### SHORT PROBLEM
State how many lines in the listing below include the word "chart". Give nothing but the number.

### SUPPLIED MATERIAL
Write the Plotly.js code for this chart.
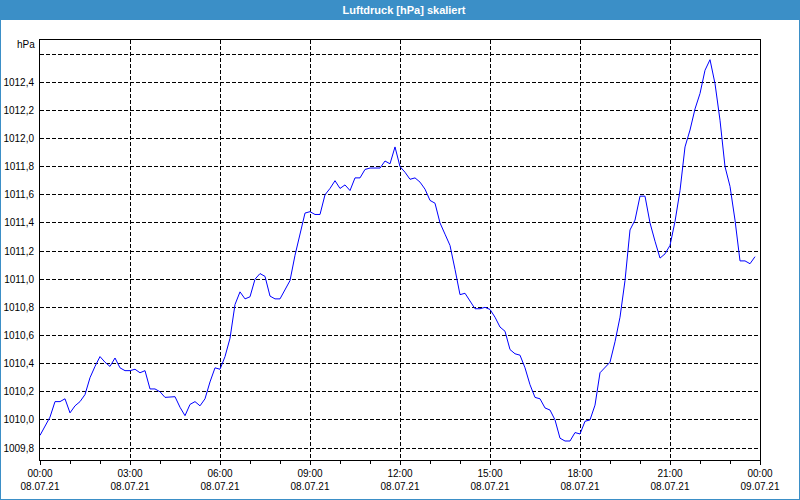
<!DOCTYPE html>
<html>
<head>
<meta charset="utf-8">
<script src="https://cdn.plot.ly/plotly-3.0.1.min.js"></script>
<style>
html,body{margin:0;padding:0;background:#ffffff;}
#chart{width:800px;height:500px;}
</style>
</head>
<body>
<div id="chart"></div>
<script>
// Air pressure readings every 10 minutes, 08.07.21 00:00 – 23:50
const startTime = '2021-07-08T00:00:00';
const stepMinutes = 10;
const pressure = [
  1009.89, 1009.95, 1010.02, 1010.13, 1010.13, 1010.15, 1010.05, 1010.10, 1010.13, 1010.18,
  1010.30, 1010.38, 1010.45, 1010.41, 1010.38, 1010.44, 1010.37, 1010.35, 1010.35, 1010.36,
  1010.335, 1010.35, 1010.22, 1010.22, 1010.20, 1010.16, 1010.165, 1010.165, 1010.09, 1010.03,
  1010.11, 1010.13, 1010.10, 1010.15, 1010.27, 1010.37, 1010.36, 1010.45, 1010.58, 1010.82,
  1010.91, 1010.86, 1010.875, 1011.00, 1011.04, 1011.02, 1010.88, 1010.86, 1010.86, 1010.92,
  1010.99, 1011.17, 1011.33, 1011.47, 1011.48, 1011.46, 1011.46, 1011.60, 1011.645, 1011.70,
  1011.645, 1011.67, 1011.63, 1011.72, 1011.72, 1011.78, 1011.79, 1011.79, 1011.79, 1011.84,
  1011.82, 1011.94, 1011.80, 1011.76, 1011.71, 1011.72, 1011.69, 1011.64, 1011.56, 1011.54,
  1011.40, 1011.32, 1011.24, 1011.07, 1010.89, 1010.90, 1010.84, 1010.79, 1010.79, 1010.80,
  1010.785, 1010.73, 1010.66, 1010.63, 1010.50, 1010.47, 1010.46, 1010.37, 1010.25, 1010.16,
  1010.15, 1010.085, 1010.07, 1010.00, 1009.87, 1009.85, 1009.85, 1009.91, 1009.90, 1009.99,
  1010.00, 1010.105, 1010.335, 1010.37, 1010.41, 1010.555, 1010.73, 1010.99, 1011.35, 1011.42,
  1011.59, 1011.59, 1011.40, 1011.27, 1011.15, 1011.18, 1011.24, 1011.41, 1011.63, 1011.94,
  1012.06, 1012.21, 1012.32, 1012.485, 1012.56, 1012.39, 1012.13, 1011.80, 1011.66, 1011.42,
  1011.13, 1011.13, 1011.11, 1011.16
];

const xTickVals = [
  '2021-07-08 00:00', '2021-07-08 03:00', '2021-07-08 06:00', '2021-07-08 09:00',
  '2021-07-08 12:00', '2021-07-08 15:00', '2021-07-08 18:00', '2021-07-08 21:00',
  '2021-07-09 00:00'
];
const xTickText = [
  '00:00<br>08.07.21', '03:00<br>08.07.21', '06:00<br>08.07.21', '09:00<br>08.07.21',
  '12:00<br>08.07.21', '15:00<br>08.07.21', '18:00<br>08.07.21', '21:00<br>08.07.21',
  '00:00<br>09.07.21'
];
const yTickVals = [1009.8, 1010.0, 1010.2, 1010.4, 1010.6, 1010.8, 1011.0, 1011.2, 1011.4, 1011.6, 1011.8, 1012.0, 1012.2, 1012.4, 1012.6];
const yTickText = ['1009,8', '1010,0', '1010,2', '1010,4', '1010,6', '1010,8', '1011,0', '1011,2', '1011,4', '1011,6', '1011,8', '1012,0', '1012,2', '1012,4', ''];

const titleText = 'Luftdruck [hPa] skaliert';
const unitLabel = 'hPa';

function pad(n){ return (n < 10 ? '0' : '') + n; }
const t0 = new Date(startTime + 'Z').getTime();
const times = pressure.map((_, i) => {
  const d = new Date(t0 + i * stepMinutes * 60000);
  return d.getUTCFullYear() + '-' + pad(d.getUTCMonth() + 1) + '-' + pad(d.getUTCDate()) + ' ' +
         pad(d.getUTCHours()) + ':' + pad(d.getUTCMinutes());
});

const FONT = 'Liberation Sans, Arial, sans-serif';
const BLUE = '#3b8fc7';

const trace = {
  x: times,
  y: pressure,
  type: 'scatter',
  mode: 'lines',
  line: {color: '#0000ff', width: 1},
  hoverinfo: 'x+y'
};

const layout = {
  width: 800,
  height: 500,
  margin: {l: 40, r: 40, t: 40, b: 40, pad: 0},
  paper_bgcolor: '#ffffff',
  plot_bgcolor: '#ffffff',
  showlegend: false,
  font: {family: FONT, size: 10, color: '#000000'},
  title: {
    text: titleText,
    font: {family: FONT, size: 11, color: '#ffffff', weight: 'bold'},
    xref: 'container', yref: 'container',
    x: 0.505, xanchor: 'center',
    y: 0.98, yanchor: 'middle'
  },
  xaxis: {
    type: 'date',
    range: ['2021-07-08 00:00', '2021-07-09 00:00'],
    tickmode: 'array',
    tickvals: xTickVals,
    ticktext: xTickText,
    ticks: 'outside',
    ticklen: 4,
    tickcolor: '#000000',
    tickfont: {family: FONT, size: 10, color: '#000000'},
    showgrid: true,
    gridcolor: '#000000',
    gridwidth: 1,
    griddash: '4px,2px',
    showline: true,
    linecolor: '#000000',
    linewidth: 1,
    mirror: true,
    zeroline: false,
    fixedrange: true,
    minor: {
      dtick: 3600000,
      tick0: '2021-07-08 00:00',
      ticks: 'outside',
      ticklen: 3,
      tickcolor: '#000000',
      showgrid: false
    }
  },
  yaxis: {
    range: [1009.715, 1012.70],
    tickmode: 'array',
    tickvals: yTickVals,
    ticktext: yTickText,
    ticks: '',
    ticklabelstandoff: 3,
    tickfont: {family: FONT, size: 10, color: '#000000'},
    showgrid: true,
    gridcolor: '#000000',
    gridwidth: 1,
    griddash: '4px,2px',
    showline: true,
    linecolor: '#000000',
    linewidth: 1,
    mirror: true,
    zeroline: false,
    fixedrange: true
  },
  shapes: [
    {type: 'rect', xref: 'paper', yref: 'paper', x0: -40/720, x1: 1 + 40/720, y0: 1 + 20/420, y1: 1 + 40/420,
     fillcolor: BLUE, line: {width: 0}, layer: 'below'},
    {type: 'rect', xref: 'paper', yref: 'paper', x0: -40/720, x1: 1 + 40/720, y0: -40/420, y1: 1 + 40/420,
     fillcolor: 'rgba(0,0,0,0)', line: {color: BLUE, width: 2}, layer: 'below'}
  ],
  annotations: [
    {text: unitLabel, xref: 'paper', yref: 'paper', x: -3/720, y: 415/420, xanchor: 'right', yanchor: 'middle',
     showarrow: false, font: {family: FONT, size: 10, color: '#000000'}}
  ]
};

Plotly.newPlot('chart', [trace], layout, {staticPlot: true, displayModeBar: false});
</script>
</body>
</html>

### TASK RESULT
4